# WRITTEN INSTRUCTION:
Reproduce the listing below exactly, beginning with its first line and ending with the line that holds "const WIDTH = 681, HEIGHT = 503;"; pictures are not part of the copy.
>> begin INFORMATION PROVIDED
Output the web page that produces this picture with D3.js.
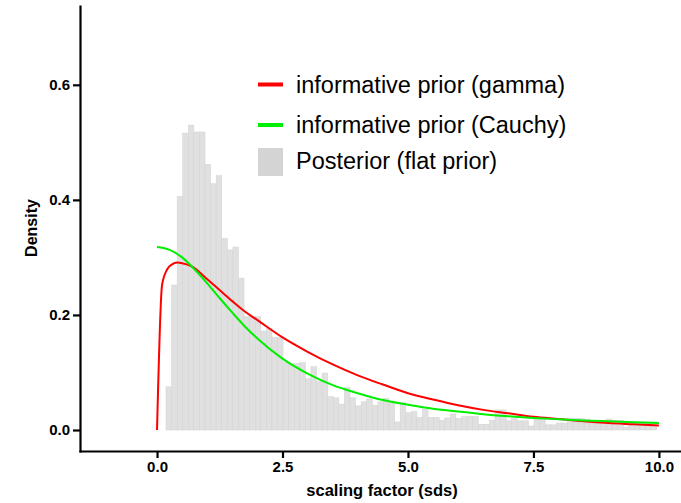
<!DOCTYPE html>
<html>
<head>
<meta charset="utf-8">
<script src="https://cdn.jsdelivr.net/npm/d3@7"></script>
<style>
  body { margin: 0; background: #fff; }
  svg { font-family: "Liberation Sans", Arial, sans-serif; }
</style>
</head>
<body>
<svg id="chart" width="681" height="503"></svg>
<script>
const WIDTH = 681, HEIGHT = 503;

// histogram of the posterior (flat prior), 88 equal bins
const BIN_START = 0.1785, BIN_WIDTH = 0.1111;
const posterior = [
  0.075, 0.252, 0.406, 0.516, 0.530, 0.518, 0.518, 0.462, 0.428, 0.442,
  0.333, 0.313, 0.318, 0.264, 0.197, 0.197, 0.197, 0.172, 0.176, 0.161,
  0.161, 0.118, 0.115, 0.116, 0.117, 0.089, 0.110, 0.084, 0.099, 0.058,
  0.056, 0.045, 0.074, 0.056, 0.042, 0.049, 0.054, 0.043, 0.049, 0.055,
  0.046, 0.014, 0.048, 0.030, 0.032, 0.022, 0.036, 0.022, 0.022, 0.017,
  0.021, 0.028, 0.020, 0.023, 0.024, 0.024, 0.010, 0.010, 0.017, 0.035,
  0.035, 0.016, 0.020, 0.016, 0.016, 0.007, 0.019, 0.019, 0.009, 0.009,
  0.012, 0.012, 0.020, 0.020, 0.020, 0.019, 0.017, 0.017, 0.017, 0.019,
  0.017, 0.017, 0.005, 0.014, 0.014, 0.014, 0.014, 0.014
];

// informative prior (gamma)
const gammaX = [0, 0.1, 0.2, 0.3, 0.4, 0.5, 0.7, 1.0, 1.25, 1.5, 1.75, 2.0, 2.5, 3.0,
                3.5, 4.0, 4.5, 5.0, 5.5, 6.0, 6.5, 7.0, 7.5, 8.0, 8.5, 9.0, 9.5, 10.0];
const gammaY = [0, 0.252, 0.279, 0.288, 0.291, 0.290, 0.284, 0.262, 0.243, 0.224, 0.206, 0.191, 0.161, 0.136,
                0.114, 0.095, 0.079, 0.064, 0.053, 0.043, 0.035, 0.029, 0.023, 0.019, 0.015, 0.012, 0.010, 0.008];

// informative prior (Cauchy)
const cauchyX = [0, 0.25, 0.5, 0.75, 1.0, 1.25, 1.5, 1.75, 2.0, 2.5, 3.0, 3.5, 4.0,
                 4.5, 5.0, 5.5, 6.0, 6.5, 7.0, 7.5, 8.0, 8.5, 9.0, 9.5, 10.0];
const cauchyY = [0.318, 0.313, 0.300, 0.279, 0.255, 0.229, 0.204, 0.180, 0.159, 0.124, 0.098, 0.078, 0.064,
                 0.052, 0.044, 0.037, 0.032, 0.0275, 0.024, 0.021, 0.0187, 0.0167, 0.015, 0.0135, 0.0122];

const xTicks = [0, 2.5, 5, 7.5, 10];
const yTicks = [0, 0.2, 0.4, 0.6];
const legendLabels = ['informative prior (gamma)', 'informative prior (Cauchy)', 'Posterior (flat prior)'];
const legendColors = ['#ff0000', '#00ee00', '#d4d4d4'];

var svg = d3.select('#chart');

var x = d3.scaleLinear().domain([-1.535, 10.44]).range([80, WIDTH]);
var y = d3.scaleLinear().domain([-0.0365, 0.737]).range([451, 6]);

// bars
svg.append('g').selectAll('rect')
  .data(posterior)
  .join('rect')
  .attr('x', (d, i) => x(BIN_START + i * BIN_WIDTH))
  .attr('width', x(BIN_WIDTH) - x(0))
  .attr('y', d => y(d))
  .attr('height', d => y(0) - y(d))
  .attr('fill', '#e0e0e0')
  .attr('stroke', '#d2d2d2')
  .attr('stroke-width', 0.5);

// curves
var line = d3.line().x(d => x(d[0])).y(d => y(d[1])).curve(d3.curveMonotoneX);

svg.append('path')
  .datum(gammaX.map((v, i) => [v, gammaY[i]]))
  .attr('d', line)
  .attr('fill', 'none').attr('stroke', legendColors[0]).attr('stroke-width', 2);

svg.append('path')
  .datum(cauchyX.map((v, i) => [v, cauchyY[i]]))
  .attr('d', line)
  .attr('fill', 'none').attr('stroke', legendColors[1]).attr('stroke-width', 2);

// axes
var xAxis = svg.append('g')
  .attr('transform', 'translate(0,451)')
  .call(d3.axisBottom(x).tickValues(xTicks).tickSize(7).tickSizeOuter(0).tickPadding(3).tickFormat(d3.format('.1f')));

var yAxis = svg.append('g')
  .attr('transform', 'translate(80,0)')
  .call(d3.axisLeft(y).tickValues(yTicks).tickSize(7).tickSizeOuter(0).tickPadding(3).tickFormat(d3.format('.1f')));

[xAxis, yAxis].forEach(function(ax) {
  ax.select('.domain').attr('stroke', '#000').attr('stroke-width', 2.2).attr('stroke-linecap', 'square');
  ax.selectAll('.tick line').attr('stroke', '#000').attr('stroke-width', 2.2);
  ax.selectAll('.tick text')
    .attr('fill', '#000')
    .style('font-family', '"Liberation Sans", Arial, sans-serif')
    .style('font-size', '15px')
    .style('font-weight', 'bold');
});

svg.append('text')
  .attr('x', 382).attr('y', 496)
  .attr('text-anchor', 'middle')
  .style('font-size', '16.5px').style('font-weight', 'bold')
  .text('scaling factor (sds)');

svg.append('text')
  .attr('transform', 'translate(37,228) rotate(-90)')
  .attr('text-anchor', 'middle')
  .style('font-size', '16px').style('font-weight', 'bold')
  .text('Density');

// legend
var legendY = [93, 133, 169];
var legend = svg.append('g');
legend.append('line').attr('x1', 258).attr('x2', 283).attr('y1', 84.5).attr('y2', 84.5)
  .attr('stroke', legendColors[0]).attr('stroke-width', 4);
legend.append('line').attr('x1', 258).attr('x2', 283).attr('y1', 125).attr('y2', 125)
  .attr('stroke', legendColors[1]).attr('stroke-width', 4);
legend.append('rect').attr('x', 258).attr('y', 148).attr('width', 25).attr('height', 28)
  .attr('fill', legendColors[2]);
legend.selectAll('text')
  .data(legendLabels)
  .join('text')
  .attr('x', 296)
  .attr('y', (d, i) => legendY[i])
  .style('font-size', '23.5px')
  .attr('fill', '#000')
  .text(d => d);
</script>
</body>
</html>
>> end INFORMATION PROVIDED
# EXERCISE SOLUTION:
Output the web page that produces this picture with D3.js.
<!DOCTYPE html>
<html>
<head>
<meta charset="utf-8">
<script src="https://cdn.jsdelivr.net/npm/d3@7"></script>
<style>
  body { margin: 0; background: #fff; }
  svg { font-family: "Liberation Sans", Arial, sans-serif; }
</style>
</head>
<body>
<svg id="chart" width="681" height="503"></svg>
<script>
const WIDTH = 681, HEIGHT = 503;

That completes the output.